Every weekday we feature a different review on Booklist Online. These reviews are notable for different reasons—they may be starred, or high-demand, or especially relevant to the current issue’s spotlight. We’ve collected the reviews from April 18–22 below, so you can revisit the best of the week.
Monday April 18
Voyager: Travel Writings, by Russell Banks
Fans of Banks’ exceptional fiction (A Permanent Member of the Family, 2013) and all readers enamored of travelogues will clamor aboard this compact, gusto-filled, retrospective anthology. A teenage Banks hits Florida with delusions of joining the Cuban Revolution, then, 42 years later, is extravagantly hosted by Fidel Castro. He complicates an island-hopping magazine assignment to the Caribbean with provocative scrutiny of his three failed marriages.
Tuesday April 19
The Rose and the Dagger, by Renee Ahdieh
The romantic adventure begun in The Wrath and the Dawn (2015) comes to a thundering conclusion.

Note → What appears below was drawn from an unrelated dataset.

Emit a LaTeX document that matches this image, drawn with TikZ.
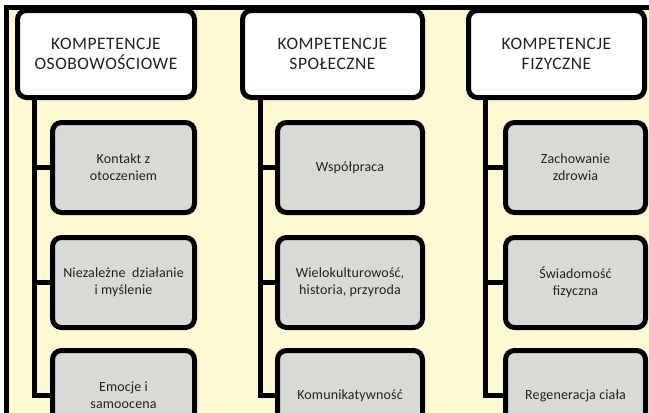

Where the first book focused primarily on political intrigue and Shahrzad’s growing feelings for the not-so-murderous Khalid, this sequel brings the more fantastical aspects of this world into the foreground. Though she now knows the truth about Khalid’s curse, Shahrzad is separated from her beloved and back with her family and a group of rebels clamoring for Khalid’s death.
Wednesday April 20
Grunt: The Curious Science of Humans at War, by Mary Roach
Roach is a rare literary bird, a best-selling science writer, and her irresistible if often unnerving subject is the human body and how it reacts to all that we put it through, from eating (Gulp, 2013) to sex (Bonk, 2008), space travel (Packing for Mars, 2010), and, in her latest, war. Roach avidly and impishly infiltrates the world of military science to discover what measures are taken to protect combatants against perils ranging from bomb blasts to food poisoning to sleep deprivation.
Thursday April 21
It Ain’t So Awful, Falafel, by Firoozeh Dumas
Zomorod Yousefzadeh dreams of having a beanbag chair: “I imagine inviting a friend over. The minute she sees the beanbag chair, she knows that even if my parents speak a different language and I do not have a pet and we have no snack foods, I am still cool.” At age 11, she has moved four times between her native Iran and California, and her plan for fitting in at Newport Beach’s middle school starts with having a new American name, Cindy—just like on The Brady Bunch.
Friday April 22
The Honeymoon, by Dinitia Smith
Smith’s vivid exploration of the mind of author George Eliot, given name Marian Evans, and her late-in-life marriage to John Walter Cross raises the bar for historical fiction. Yes, Smith credits the works of Eliot herself and a score of other sources for background information, but such research can only go so far. With that extensive investigation as a springboard, she nosedives into Eliot’s nineteenth-century life just as the 60-year-old Marian and 40-year-old John begin their honeymoon.